One of my favorite songs on Third is “Benedict Cumberbatch.” Are you a Sherlock, Dr. Strange, or Khan fan?
It’s hard to not say Sherlock. ... We keep kind of waiting for [Cumberbatch] to hear it and be vaguely appalled and amused. That’s sort of how I ended up doing Comic-Con — a lot of my songs reference pop culture. I’m a nerdy, science fiction kind of person. “Catiebots Don’t Cry” references Small Wonder from the ’80s. It’s always been a part of my music.
You’ve gone from actress to filmmaker to critically acclaimed rock goddess. How do you marry those lives?
I have many lives and they all kind of compete for time on my calendar. The sum total of all of them is where I am.

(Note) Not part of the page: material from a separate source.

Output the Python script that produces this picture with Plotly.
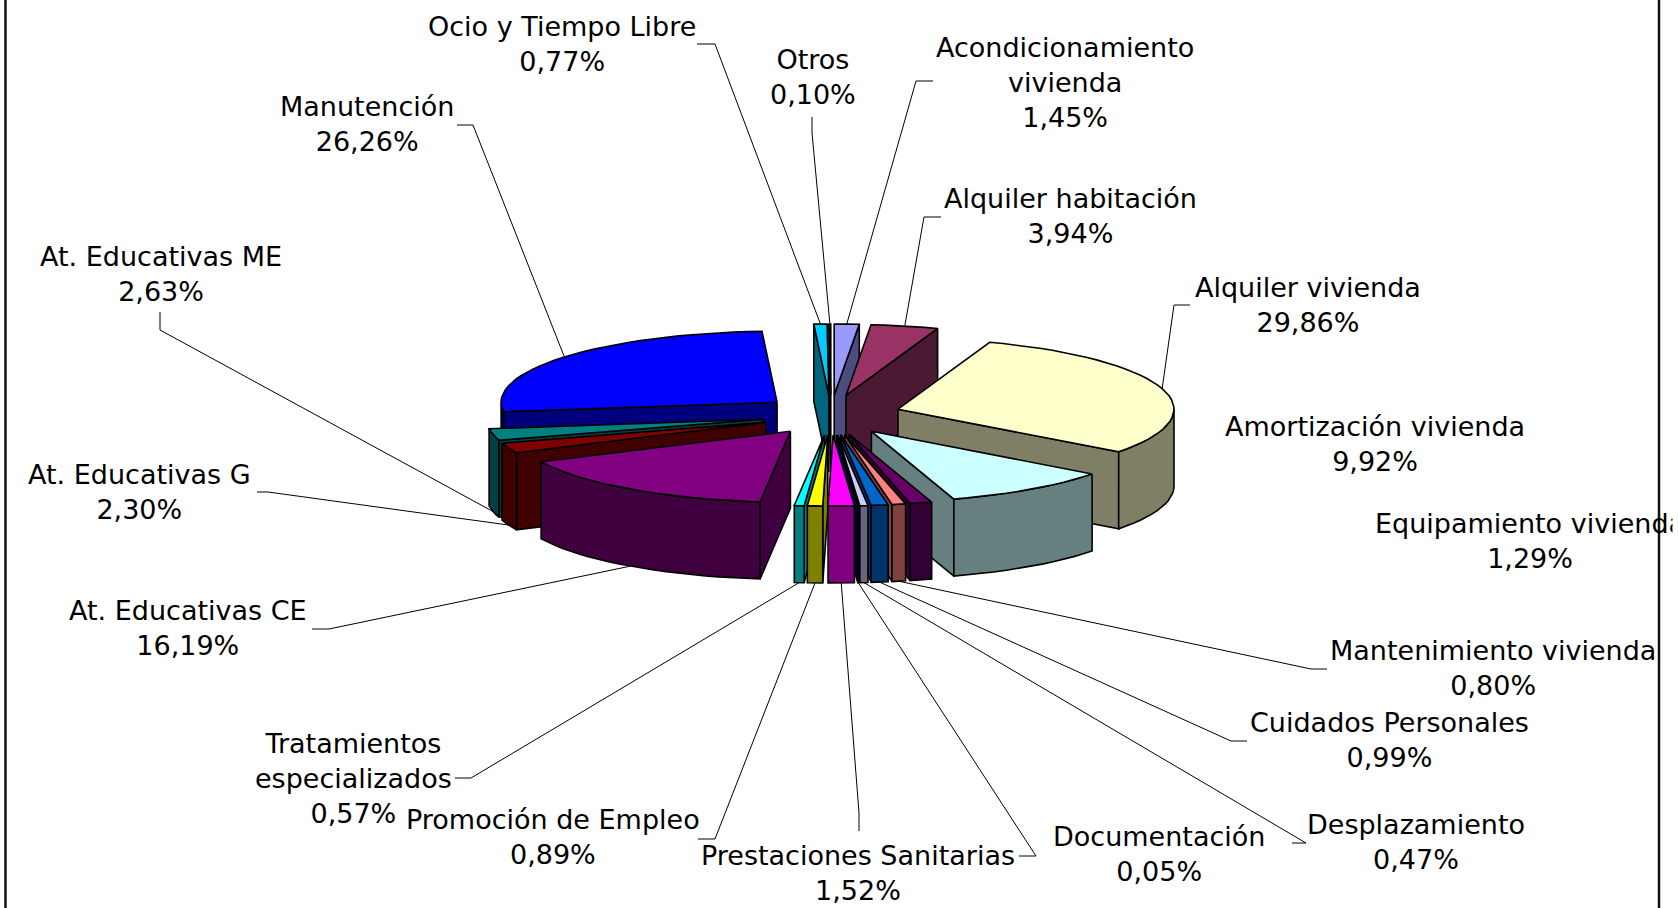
"""
Distribucion del gasto: exploded 3D pie drawn on a pixel-sized cartesian plane.
"""

import math

import plotly.graph_objects as go

categories = [
    "Acondicionamiento<br>vivienda", "Alquiler habitación", "Alquiler vivienda",
    "Amortización vivienda", "Equipamiento vivienda", "Mantenimiento vivienda",
    "Cuidados Personales", "Desplazamiento", "Documentación",
    "Prestaciones Sanitarias", "Promoción de Empleo", "Tratamientos<br>especializados",
    "At. Educativas CE", "At. Educativas G", "At. Educativas ME",
    "Manutención", "Ocio y Tiempo Libre", "Otros",
]
values = [1.45, 3.94, 29.86, 9.92, 1.29, 0.80, 0.99, 0.47, 0.05,
          1.52, 0.89, 0.57, 16.19, 2.30, 2.63, 26.26, 0.77, 0.10]
colors = ["#9999FF", "#993366", "#FFFFCC", "#CCFFFF", "#660066", "#FF8080",
          "#0066CC", "#CCCCFF", "#000080", "#FF00FF", "#FFFF00", "#00FFFF",
          "#800080", "#800000", "#008080", "#0000FF", "#00CCFF", "#CCFFFF"]

# label block centres, in page pixels
label_x = [1065, 1070, 1308, 1375, 1530, 1493, 1389, 1416, 1159,
           858, 553, 353, 188, 139, 161, 367, 562, 813]
label_y = [82, 216, 305, 444, 541, 668, 740, 842, 854,
           873, 837, 778, 628, 492, 274, 124, 44, 77]
# elbow of each leader line: start of the stub next to the label, then the bend
stub_start = [(933, 81), (941, 217), (1190, 305), None, None, (1327, 669),
              (1247, 741), (1292, 843), (1019, 856), (859, 831), (698, 839),
              (455, 778), (312, 629), (257, 492), (160, 312), (457, 125),
              (697, 44), (812, 117)]
stub_end = [(916, 81), (924, 217), (1174, 305), None, None, (1311, 669),
            (1231, 741), (1306, 843), (1036, 856), (859, 813), (715, 839),
            (471, 778), (329, 629), (268, 492), (160, 330), (473, 125),
            (715, 44), (812, 133)]

# pie geometry, page pixels
CX, CY = 831, 415
RX, RY = 276, 71
EX, EY = 70, 20
DEPTH = 77
LINE = dict(color="black", width=1.6)


def darken(hex_color):
    rgb = [int(hex_color[i:i + 2], 16) // 2 for i in (1, 3, 5)]
    return "#%02x%02x%02x" % tuple(rgb)


def rim(apex, deg):
    a = math.radians(deg)
    return apex[0] + RX * math.sin(a), apex[1] - RY * math.cos(a)


def arc(apex, a0, a1):
    n = max(2, int((a1 - a0) / 3) + 2)
    return [rim(apex, a0 + (a1 - a0) * i / (n - 1)) for i in range(n)]


def add_poly(fig, pts, fill):
    fig.add_trace(go.Scatter(
        x=[p[0] for p in pts] + [pts[0][0]],
        y=[p[1] for p in pts] + [pts[0][1]],
        mode="lines",
        fill="toself",
        fillcolor=fill,
        line=LINE,
        hoverinfo="skip",
        showlegend=False,
    ))


def down(pts):
    return [(x, y + DEPTH) for x, y in pts]


# slice angles, clockwise from 12 o'clock
slices = []
start = 0.0
for i, v in enumerate(values):
    end = start + v * 3.6
    mid = math.radians((start + end) / 2)
    apex = (CX + EX * math.sin(mid), CY - EY * math.cos(mid))
    slices.append(dict(i=i, a0=start, a1=end, mid=(start + end) / 2, apex=apex))
    start = end

fig = go.Figure()

# paint from the back of the pie to the front
for s in sorted(slices, key=lambda d: -math.cos(math.radians(d["mid"]))):
    top, side = colors[s["i"]], darken(colors[s["i"]])
    apex, a0, a1 = s["apex"], s["a0"], s["a1"]
    if math.sin(math.radians(a0)) < 0:
        edge = [apex, rim(apex, a0)]
        add_poly(fig, edge + down(edge)[::-1], side)
    if math.sin(math.radians(a1)) > 0:
        edge = [apex, rim(apex, a1)]
        add_poly(fig, edge + down(edge)[::-1], side)
    lo, hi = max(a0, 90), min(a1, 270)
    if lo < hi:
        outer = arc(apex, lo, hi)
        add_poly(fig, outer + down(outer)[::-1], side)
    add_poly(fig, [apex] + arc(apex, a0, a1), top)

# leader lines end on the rim of their slice
for s in slices:
    i = s["i"]
    if stub_start[i] is None:
        continue
    x, y = rim(s["apex"], s["mid"])
    if math.cos(math.radians(s["mid"])) < 0:
        y += DEPTH
    fig.add_trace(go.Scatter(
        x=[stub_start[i][0], stub_end[i][0], x],
        y=[stub_start[i][1], stub_end[i][1], y],
        mode="lines",
        line=dict(color="black", width=1),
        hoverinfo="skip",
        showlegend=False,
    ))

for i, name in enumerate(categories):
    pct = f"{values[i]:.2f}".replace(".", ",") + "%"
    fig.add_annotation(
        x=label_x[i], y=label_y[i],
        text=f"{name}<br>{pct}",
        showarrow=False,
        xanchor="center", yanchor="middle",
        align="center",
        font=dict(family="DejaVu Sans", size=27, color="black"),
    )

# the source picture is cut just after the last letter of this label
fig.add_annotation(
    x=1672, y=522, xanchor="left", yanchor="middle",
    text=" ", showarrow=False, bgcolor="white", width=8, height=40,
    font=dict(size=20),
)

# chart frame, only its sides are inside the picture
for fx in (5.5, 1659):
    fig.add_shape(type="line", x0=fx, x1=fx, y0=0, y1=908,
                  line=dict(color="#111111", width=2.5))

fig.update_layout(
    width=1678,
    height=908,
    margin=dict(l=0, r=0, t=0, b=0),
    paper_bgcolor="white",
    plot_bgcolor="white",
    showlegend=False,
    xaxis=dict(range=[0, 1678], visible=False, fixedrange=True),
    yaxis=dict(range=[908, 0], visible=False, fixedrange=True),
)

# drop the browser's default page margin so the plane lines up with the window
fig.write_html(
    "out.html",
    config=dict(displayModeBar=False),
    post_script="document.body.style.margin='0';document.body.style.overflow='hidden';",
)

Debutante was called “the kind of record that artists dream of recording.” Did that put a lot of pressure on you to get the follow-up right?
It did and it didn’t. We [Brennan and her producer, Fernando Perdomo] made a second record, which we love and is very good, but through circumstances that were very strange, we ended up making a third one before the second one even came out. So that’s the one where we were thinking, OK, how do we top this? Whereas this one, we were just having fun. We got invited to come to Memphis and work at Ardent [Studios] and it was sort of a once-in-a-lifetime opportunity, so we had to do it. Everybody loved the results, so we were like, “Let’s just put this out right now and keep working on the other.”
The next album includes recordings from musician Emitt Rhodes’s studio — which you actually tried to find when you were young, right?
That is true. I was dating someone who lived in Hawthorne [Calif.], which is where Emitt lives, and where the Beach Boys were from. And half the time... I was actually just roaming around, sort of looking for Emitt’s place. [Recording there] was a long time coming.
How do you identify these days?
Bi would be the best descriptor for that, but I do have a female partner I’ve been with for 10 years now.